Up one position from last month’s column, it turns out that True Detective’s first episode (refresher: “Then start asking the right fucking questions.” Cue foreboding Black Angels song) wasn’t a false promise; the show has gone on to impress on every level, whether in the density of its narrative, its lavishly rendered aesthetics of dread and dilapidation, or, of course, in its music curation. Like last month’s #1 (Inside Llewyn Davis), True Detective’s music is overseen by T Bone Burnett, who brings a blend of roots, psychedelia, and horror movie ambience. Much of the show’s score has relied on eerie drones, pulling up the strains of psychological horror that became increasingly relevant as the season progressed. In the early episodes, gospel and blues drifted in and out. As a choir chants frantically over a wide shot of Rust and Marty’s car drifting through the wasteland of Louisiana’s swamps, it too feels like horror movie music. Burnett has littered little slices of Americana throughout that fit True Detective’s setting perfectly: the Handsome Family’s “Far From Any Road” in the opening credits, the warped swamp music of Steve Earle’s “Meet Me In The Alleyway,” Waylon Jenning’s forlorn “Waymore’s Blues” playing when Marty finds himself back on a barstool in 2002.

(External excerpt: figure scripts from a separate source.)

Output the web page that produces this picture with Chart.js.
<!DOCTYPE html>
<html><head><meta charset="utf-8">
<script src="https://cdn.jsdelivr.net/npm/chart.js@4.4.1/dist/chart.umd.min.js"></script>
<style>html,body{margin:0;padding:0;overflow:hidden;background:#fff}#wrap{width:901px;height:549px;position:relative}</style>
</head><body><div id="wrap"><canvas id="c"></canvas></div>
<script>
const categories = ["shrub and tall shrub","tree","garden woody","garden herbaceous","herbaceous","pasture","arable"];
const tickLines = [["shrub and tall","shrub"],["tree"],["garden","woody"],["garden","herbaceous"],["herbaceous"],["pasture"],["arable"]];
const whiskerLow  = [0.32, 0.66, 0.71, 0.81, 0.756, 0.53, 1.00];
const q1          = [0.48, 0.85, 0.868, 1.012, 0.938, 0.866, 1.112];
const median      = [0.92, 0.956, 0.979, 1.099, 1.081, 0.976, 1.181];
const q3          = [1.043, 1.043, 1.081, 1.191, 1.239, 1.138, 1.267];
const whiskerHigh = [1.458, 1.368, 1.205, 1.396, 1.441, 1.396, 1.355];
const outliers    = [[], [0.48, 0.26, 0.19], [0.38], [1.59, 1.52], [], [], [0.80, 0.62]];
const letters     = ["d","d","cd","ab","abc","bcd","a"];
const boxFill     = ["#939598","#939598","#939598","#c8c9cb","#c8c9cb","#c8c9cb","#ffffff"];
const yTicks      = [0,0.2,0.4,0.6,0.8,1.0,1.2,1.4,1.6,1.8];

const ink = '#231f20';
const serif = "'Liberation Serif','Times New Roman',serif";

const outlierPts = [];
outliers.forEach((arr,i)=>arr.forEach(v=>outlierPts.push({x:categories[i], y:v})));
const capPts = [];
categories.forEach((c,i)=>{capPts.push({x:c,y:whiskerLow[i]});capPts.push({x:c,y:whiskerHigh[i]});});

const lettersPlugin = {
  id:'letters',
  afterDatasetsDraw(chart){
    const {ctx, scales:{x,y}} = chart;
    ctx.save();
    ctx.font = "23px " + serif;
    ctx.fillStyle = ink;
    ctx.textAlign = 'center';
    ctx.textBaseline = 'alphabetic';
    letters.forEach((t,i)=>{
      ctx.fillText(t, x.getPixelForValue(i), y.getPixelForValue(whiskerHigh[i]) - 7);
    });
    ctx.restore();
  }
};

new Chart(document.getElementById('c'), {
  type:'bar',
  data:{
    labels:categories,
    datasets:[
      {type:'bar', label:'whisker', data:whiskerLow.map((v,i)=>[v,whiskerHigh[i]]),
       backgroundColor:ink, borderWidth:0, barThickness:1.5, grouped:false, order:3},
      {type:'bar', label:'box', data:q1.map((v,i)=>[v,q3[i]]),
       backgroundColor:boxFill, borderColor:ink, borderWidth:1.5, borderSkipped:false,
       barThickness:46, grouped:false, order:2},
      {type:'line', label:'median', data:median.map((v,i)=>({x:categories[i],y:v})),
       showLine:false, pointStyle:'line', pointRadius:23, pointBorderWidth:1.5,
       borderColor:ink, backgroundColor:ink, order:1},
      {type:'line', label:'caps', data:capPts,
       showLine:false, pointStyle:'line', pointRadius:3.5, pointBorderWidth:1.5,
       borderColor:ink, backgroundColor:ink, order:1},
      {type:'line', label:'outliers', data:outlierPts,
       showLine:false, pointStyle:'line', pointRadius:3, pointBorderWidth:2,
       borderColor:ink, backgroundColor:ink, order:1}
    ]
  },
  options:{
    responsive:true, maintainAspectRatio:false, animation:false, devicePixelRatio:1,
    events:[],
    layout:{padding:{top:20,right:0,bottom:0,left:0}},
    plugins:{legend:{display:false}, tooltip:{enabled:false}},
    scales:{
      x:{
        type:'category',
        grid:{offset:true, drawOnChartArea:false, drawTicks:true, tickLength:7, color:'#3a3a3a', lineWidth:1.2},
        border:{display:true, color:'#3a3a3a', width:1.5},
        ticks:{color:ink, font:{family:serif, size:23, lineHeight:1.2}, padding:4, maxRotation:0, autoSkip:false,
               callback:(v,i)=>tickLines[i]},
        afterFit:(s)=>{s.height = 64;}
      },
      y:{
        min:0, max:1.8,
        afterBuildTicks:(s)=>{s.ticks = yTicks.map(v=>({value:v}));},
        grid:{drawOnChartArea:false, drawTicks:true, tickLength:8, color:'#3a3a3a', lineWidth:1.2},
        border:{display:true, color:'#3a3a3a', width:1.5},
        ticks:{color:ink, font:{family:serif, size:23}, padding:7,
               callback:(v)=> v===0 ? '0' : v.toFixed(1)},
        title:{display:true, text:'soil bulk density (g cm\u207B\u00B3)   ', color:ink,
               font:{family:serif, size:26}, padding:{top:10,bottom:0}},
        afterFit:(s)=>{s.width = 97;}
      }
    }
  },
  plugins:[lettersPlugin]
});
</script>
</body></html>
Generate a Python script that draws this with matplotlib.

The tour de force, though, was the show’s fourth episode. There’s the plaintive quality of Lucinda Williams’ “Are You Alright?” as Rust steals the coke from the evidence room during his preparation to lapse back into his undercover identity. There’s Boogie Down Productions’ “Illegal Business” when Marty’s at the strip club. There’s the apocalyptic sound of the Melvins’ very-fittingly-titled “A History Of Bad Men” when Rust walks through the biker club on his way to meet Ginger. And then, of course, there’s that already infamous, uninterrupted six minute tracking shot of the bikers’ ill-fated raid on a stash house in the projects, and of Rust taking Ginger hostage and trying to escape. In the beginning of that sequence, Wu-Tang Clan’s “Clan In Da Front” can be heard. At the end, as it cuts to credits after a zoom-out on the exploding violence Rust left in his wake, it’s Grinderman’s “Honey Bee.” The whole thing is a dizzyingly multi-faceted ride of an episode, but the music selection remains, as it has throughout the season, uniformly excellent and tonally on-point. The Grinderman bit comes as a gut-punch after one of the most intense TV sequences in recent memory, but it’s also one example in a succession of excellent episode-ending musical choices. Back in the second episode, the creepy psychedelia of 13th Floor Elevators’ “Kingdom of Heaven” accompanying Rust’s discovery in the ruined church announced the stranger borders this story was about to explore. More recently, in the fifth episode, the incredibly haunting Bosnian Rainbow’s “Eli” drifts in, seeming to actually bleed out of the score, as we start to arrive at the unsettling questions that propel the 2012 portion of the story. Who knows where this story’s headed in the next two weeks, but my guess is that along with a shocking conclusion, True Detective has one or two more stunning musical cues up its sleeve as well.